For instance, third-party app icons can now change color to be consistent with the UI theme you’ve chosen for your Android phone. You’ll also be able to set different default languages for different apps, if you live a multilingual lifestyle. Finally, there’s a new clipboard editor that will let you alter any text or images you’ve copied before pasting. Apple needs to rip that off for iOS, pronto.
Pixel 6a’s potential debut
As is tradition, everyone expects Google to eventually make a cheaper, slightly downgraded version of last year’s fantastic Pixel 6 called the Pixel 6a. It’s not usually an I/O announcement, but prolific leaker Jon Prosser claims we’ll see the Pixel 6a at I/O this year.
As for what form the Pixel 6a will take or what cuts Google will make to bring the price down to a mid-range level, it’s tough to say before Google makes it official. A 9to5Google report claims the Pixel 6a will have a similar look to the Pixel 6, but with a downgraded camera. However, the same report said the phone will have the new Tensor chip Google made in-house for Pixel phones going forward, so hopefully any performance enhancements seen in the Pixel 6 should make their way to the Pixel 6a, too.
A decidedly more versatile Nest Hub
Credit: Brenda Stolyar / Mashable
Last but not least, it’s possible we’ll see another addition to Google’s Nest line of smart home products. Specifically, 9to5Google reported that a new Nest Hub device is on the way with a new feature that could pretty drastically change how you use it.

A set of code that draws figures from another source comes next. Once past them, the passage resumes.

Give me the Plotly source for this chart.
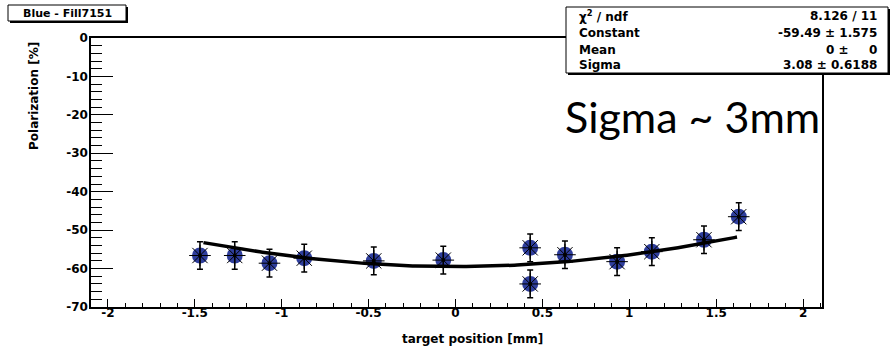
import numpy as np
import plotly.graph_objects as go

# ---- data ----
positions = [-1.47, -1.27, -1.07, -0.87, -0.47, -0.07, 0.43, 0.43, 0.63, 0.93, 1.13, 1.43, 1.63]
polarization = [-56.6, -56.6, -58.6, -57.3, -58.0, -57.8, -54.6, -64.0, -56.4, -58.2, -55.6, -52.5, -46.5]
pol_errors = [3.6, 3.6, 3.6, 3.6, 3.6, 3.6, 3.6, 3.6, 3.6, 3.6, 3.6, 3.6, 3.6]

fit_constant = -59.49
fit_mean = 0.0
fit_sigma = 3.08
fit_range = [-1.45, 1.62]

stat_labels = ["χ<sup>2</sup> / ndf", "Constant", "Mean", "Sigma"]
stat_values = ["8.126 / 11", "-59.49 ± 1.575", "0", "3.08 ± 0.6188"]

x_ticks = [-2, -1.5, -1, -0.5, 0, 0.5, 1, 1.5, 2]
y_ticks = [0, -10, -20, -30, -40, -50, -60, -70]

# ---- fit curve (Gaussian with fitted parameters) ----
fx = np.linspace(fit_range[0], fit_range[1], 200)
fy = fit_constant * np.exp(-0.5 * ((fx - fit_mean) / fit_sigma) ** 2)

W, H = 890, 348
ML, MR, MT, MB = 91, 68, 38, 41
PW, PH = W - ML - MR, H - MT - MB


def px(x):
    return (x - ML) / PW


def py(y):
    return 1 - (y - MT) / PH


BOLD = dict(family="DejaVu Sans", size=12, color="black", weight="bold")
BLUE = "#2f3e9c"

fig = go.Figure()
fig.add_trace(go.Scatter(
    x=positions, y=polarization, mode="markers",
    marker=dict(symbol="circle", size=16, color=BLUE, line=dict(width=0)),
    hoverinfo="skip", showlegend=False))
fig.add_trace(go.Scatter(
    x=positions, y=polarization, mode="markers",
    error_y=dict(type="data", array=pol_errors, visible=True, color="black", thickness=1.5, width=3),
    marker=dict(symbol="asterisk-open", size=18, color="black", line=dict(width=1, color="black")),
    hoverinfo="skip", showlegend=False))
fig.add_trace(go.Scatter(
    x=positions, y=polarization, mode="markers",
    marker=dict(symbol="circle", size=4, color="black"),
    hoverinfo="skip", showlegend=False))
fig.add_trace(go.Scatter(
    x=fx, y=fy, mode="lines", line=dict(color="black", width=3.5),
    hoverinfo="skip", showlegend=False))

fig.update_xaxes(
    range=[-2.097, 2.109], tickvals=x_ticks, ticktext=[f"{v:g}" for v in x_ticks],
    ticks="inside", ticklen=8, tickwidth=1, tickcolor="black",
    minor=dict(dtick=0.1, tick0=0, ticks="inside", ticklen=4, tickwidth=1, tickcolor="black"),
    showline=True, linecolor="black", linewidth=1.5, mirror=True,
    showgrid=False, zeroline=False, tickfont=BOLD, ticklabelstandoff=-6)
fig.update_yaxes(
    range=[-70, 0], tickvals=y_ticks, ticktext=[f"{v:g}" for v in y_ticks],
    ticks="inside", ticklen=22, tickwidth=1, tickcolor="black",
    minor=dict(dtick=2, tick0=0, ticks="inside", ticklen=11, tickwidth=1, tickcolor="black"),
    showline=True, linecolor="black", linewidth=1.5, mirror=True,
    showgrid=False, zeroline=False, tickfont=BOLD, ticklabelstandoff=-1)

shapes = []
# title box with shadow
shapes.append(dict(type="rect", xref="paper", yref="paper", x0=px(10), x1=px(128), y0=py(7), y1=py(23),
                   fillcolor="black", line=dict(width=0), layer="above"))
shapes.append(dict(type="rect", xref="paper", yref="paper", x0=px(8), x1=px(126), y0=py(5), y1=py(21),
                   fillcolor="white", line=dict(width=1, color="black"), layer="above"))
# stats box with shadow
shapes.append(dict(type="rect", xref="paper", yref="paper", x0=px(568), x1=px(891), y0=py(9), y1=py(75),
                   fillcolor="black", line=dict(width=0), layer="above"))
shapes.append(dict(type="rect", xref="paper", yref="paper", x0=px(566), x1=px(888), y0=py(7), y1=py(73),
                   fillcolor="white", line=dict(width=1, color="black"), layer="above"))

annotations = []
annotations.append(dict(text="Blue - Fill7151", x=px(67), y=py(13.5), xref="paper", yref="paper",
                        showarrow=False, xanchor="center", yanchor="middle", font=dict(BOLD, size=11)))
row_y = [15.5, 33, 50, 65]
for lab, yy in zip(stat_labels, row_y):
    annotations.append(dict(text=lab, x=px(577), y=py(yy), xref="paper", yref="paper",
                            showarrow=False, xanchor="left", yanchor="middle", font=BOLD))
for val, yy in zip(stat_values, row_y):
    annotations.append(dict(text=val, x=px(879), y=py(yy), xref="paper", yref="paper",
                            showarrow=False, xanchor="right", yanchor="middle", font=BOLD))
annotations.append(dict(text="0 ±", x=px(851), y=py(row_y[2]), xref="paper", yref="paper",
                        showarrow=False, xanchor="right", yanchor="middle", font=BOLD))
# axis titles
annotations.append(dict(text="Polarization [%]", x=px(34), y=py(96), xref="paper", yref="paper",
                        showarrow=False, xanchor="center", yanchor="middle", textangle=-90, font=BOLD))
annotations.append(dict(text="target position [mm]", x=px(472), y=py(339), xref="paper", yref="paper",
                        showarrow=False, xanchor="center", yanchor="middle", font=BOLD))
# big note
annotations.append(dict(text="Sigma ~ 3mm", x=px(822), y=py(116), xref="paper", yref="paper",
                        showarrow=False, xanchor="right", yanchor="middle",
                        font=dict(family="Lato", size=43, color="black")))

fig.update_layout(
    width=W, height=H, margin=dict(l=ML, r=MR, t=MT, b=MB, pad=0),
    paper_bgcolor="white", plot_bgcolor="white",
    shapes=shapes, annotations=annotations, showlegend=False)

fig.write_html("out.html", config={"displayModeBar": False},
               post_script="document.body.style.margin='0';document.body.style.overflow='hidden';")
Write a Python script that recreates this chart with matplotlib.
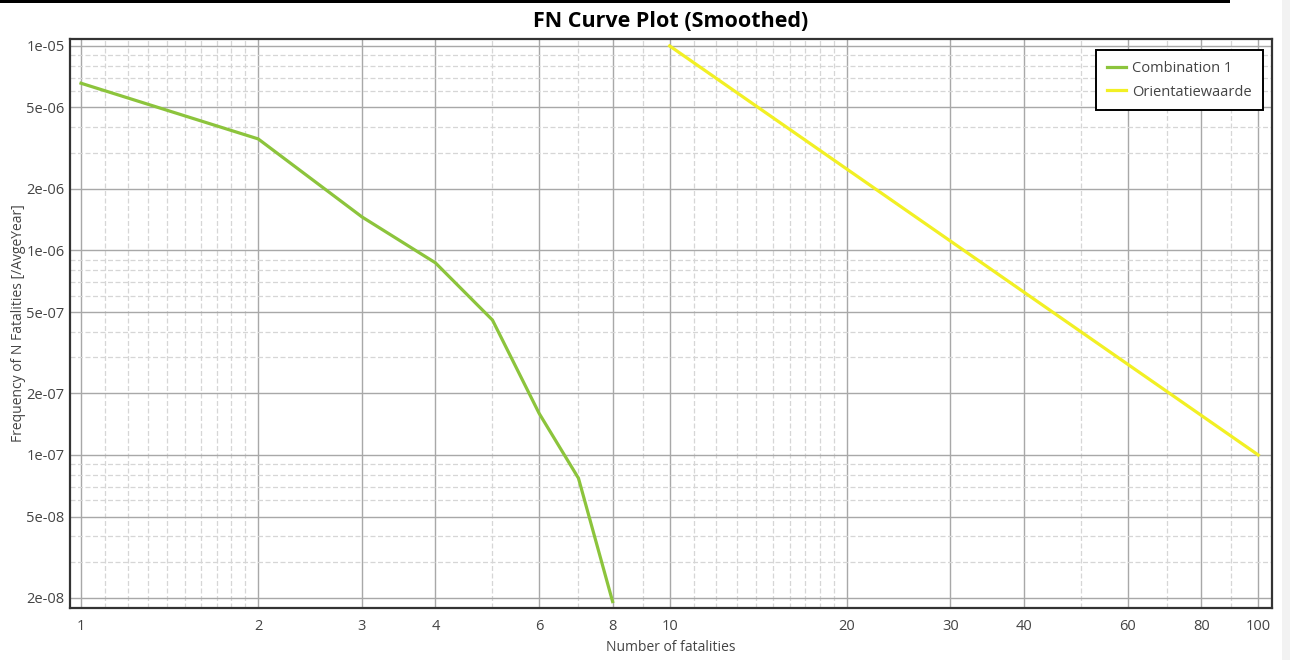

You see, last year’s Nest Hub was basically a smart speaker with a screen on it. According to 9to5Google’s report, this new one will let you detach the screen and use it as a tablet. Little else is known about how powerful the tablet will be, what kinds of unique features it will have, and how viable it will be compared to more conventional tablets. But, by golly, you’ll be able to take the screen of a Nest Hub if you really want to do that.
While it’s certainly possible some of these products won’t show up at I/O 2022, Android 13 is a safe bet and the Pixel Watch probably won’t be far off, even if it doesn’t appear at the show. Of course, Google could always throw us a curveball, like it did last year with the Project Starline 3D video calling system.
Regardless, Google I/O 2022 could be a decent excuse to ignore your job for a while on a Wednesday afternoon. Can’t hate that.